EDISI.CO, BATAM– Suara perjuangan masyarakat Rempang ikut menggema dalam Pengadilan Rakyat yang ditaja Mahkamah Rakyat Luar Biasa di Universitas Indonesia (UI) pada Selasa (25/6/2024) kemarin. Persoalan agraria di Pulau Rempang menjadi hal yang diperbincangkan dalam kesaksian akademisi yang menjadi saksi ahli.
Tidak itu saja, perwakilan warga Pulau Rempang juga hadir dalam sidang Mahkamah Rakyat Luar Biasa ini. Memberikan kesaksian atas tragedi 7 September 2023 yang menyebabkan anak sekolah harus dilarikan ke rumah sakit karena paparan gas air mata; juga ditangkapnya warga dalam bentrokan tersebut.
Pada kesempatan tersebut, juga disampaikan bahwa Masyarakat Rempang terus berjuang mempertahankan ruang hidup mereka.
Antropolog Ui, Suraya Abdulwahab Afiff, mengatakan kasus agraria yang terjadi di Pulau Rempang adalah akibat dari kebijakan ekonomi pembangunan lewat penggusuran paksa. Praktek penggusuran paksa ini terjadi juga di banyak tempat lain di Indonesia dan telah terjadi sejak zaman kolonial, orde baru, hingga saat ini.
Baca juga: Mengapa tak Banyak Mahasiswa Asing yang Mau Kuliah di Indonesia?
Dampak dari proses penggusuran paksa ini, lanjut Suraya, adalah kemiskinan.
“Belum ada kasus pemindahan dan penggantian itu mensejahterakan.”
Suraya melanjutkan, pemerintah adalah pihak yang menyebabkan konflik, sehingga tidak bisa menyelesaikannya secara baik. Sehingga diperlukan membentuk lembaga penanganan konflik yang netral dan profesional. Sayangnya upaya tersebut sering kali tidak tercapai karena arogansi pemerintah itu sendiri.

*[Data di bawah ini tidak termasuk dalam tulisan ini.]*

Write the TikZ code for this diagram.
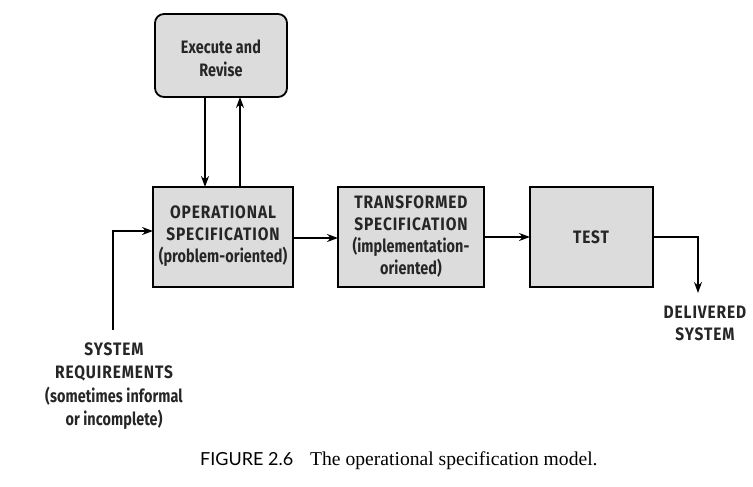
\documentclass[tikz,border=0pt]{standalone}
\usepackage{fontspec}
\setmainfont{Liberation Serif}
\newfontfamily\handfont[FakeStretch=0.86,LetterSpace=5]{Fira Sans}
\newfontfamily\lowfont[FakeStretch=0.8,LetterSpace=0.5]{Fira Sans}
\newfontfamily\capfont{Lato}
\usetikzlibrary{arrows.meta}
\definecolor{boxgray}{HTML}{DCDCDC}
\begin{document}
\begin{tikzpicture}[x=1pt,y=-1pt,
  box/.style={draw=black,line width=1.8pt,fill=boxgray,inner sep=0pt},
  lbl/.style={font=\handfont\bfseries\fontsize{18}{22}\selectfont,align=center,text=black!85},
  conn/.style={line width=1.6pt,-{Stealth[length=11pt,width=8pt]}}]
\useasboundingbox (0,0) rectangle (753,487);
% boxes
\draw[box,rounded corners=9pt] (155,14) rectangle (287,97);
\node[lbl,font=\lowfont\bfseries\fontsize{18}{23}\selectfont] (exec) at (221,58) {Execute and\\Revise};
\draw[box] (153,187) rectangle (293,287);
\node[lbl] (op) at (223,236) {OPERATIONAL\\SPECIFICATION\\{\lowfont\bfseries(problem-oriented)}};
\draw[box] (338,187) rectangle (484,287);
\node[lbl] (tr) at (411,237) {TRANSFORMED\\SPECIFICATION\\{\lowfont\bfseries(implementation-}\\{\lowfont\bfseries oriented)}};
\draw[box] (530,187) rectangle (653,287);
\node[lbl] (test) at (591,237) {TEST};
% coordinates for connectors
\coordinate (e1) at (205,97); \coordinate (o1) at (205,187);
\coordinate (e2) at (240,97); \coordinate (o2) at (240,187);
\coordinate (opR) at (293,238); \coordinate (trL) at (338,238);
\coordinate (trR) at (484,237); \coordinate (teL) at (530,237);
\coordinate (teR) at (653,237); \coordinate (delT) at (698,293);
\coordinate (sysT) at (113,330); \coordinate (opL) at (153,231);
\draw[conn] (e1) -- (o1);
\draw[conn] (o2) -- (e2);
\draw[conn] (opR) -- (trL);
\draw[conn] (trR) -- (teL);
\draw[conn] (teR) -| (delT);
\draw[conn] (sysT) |- (opL);
% labels
\node[lbl] (del) at (705,323) {DELIVERED\\SYSTEM};
\node[lbl,font=\handfont\bfseries\fontsize{18}{23.5}\selectfont] (sys) at (114,386) {SYSTEM\\REQUIREMENTS\\{\lowfont\bfseries(sometimes informal}\\{\lowfont\bfseries or incomplete)}};
% caption
\node[anchor=base west,inner sep=0pt] (cap) at (200,465) {{\capfont\fontsize{18}{20}\selectfont FIGURE 2.6}\hspace{17pt}{\fontsize{19.6}{20}\selectfont The operational specification model.}};
\end{tikzpicture}
\end{document}
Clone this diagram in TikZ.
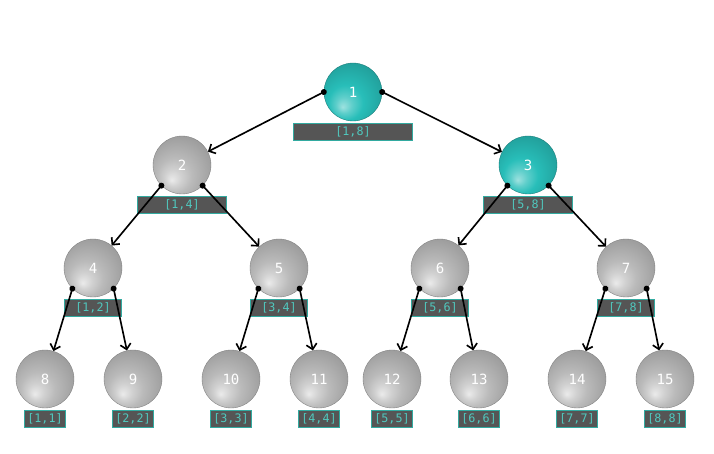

“Pemerintah merasa, bahwa kalau melakukan mediasi itu, artinya pemerintah kalah. Ini yang membatasi cara menyelesaikan persoalan-persoalan ini, adalah arogansi.”
Pengadilan Rakyat yang diinisiasi Mahkamah Rakyat Luar Biasa ini, untuk mengadili pemerintahan Presiden Joko Widodo alias Jokowi. Ada sembilan dosa atau “Nawadosa” rezim Jokowi, mulai soal perampasan ruang hidup; persekusi; korupsi; militerisme dan militerisasi; komersialisasi pendidikan; kejahatan kemanusiaan dan impunitas; sistem kerja yang memiskinkan; serta pembajakan legislasi.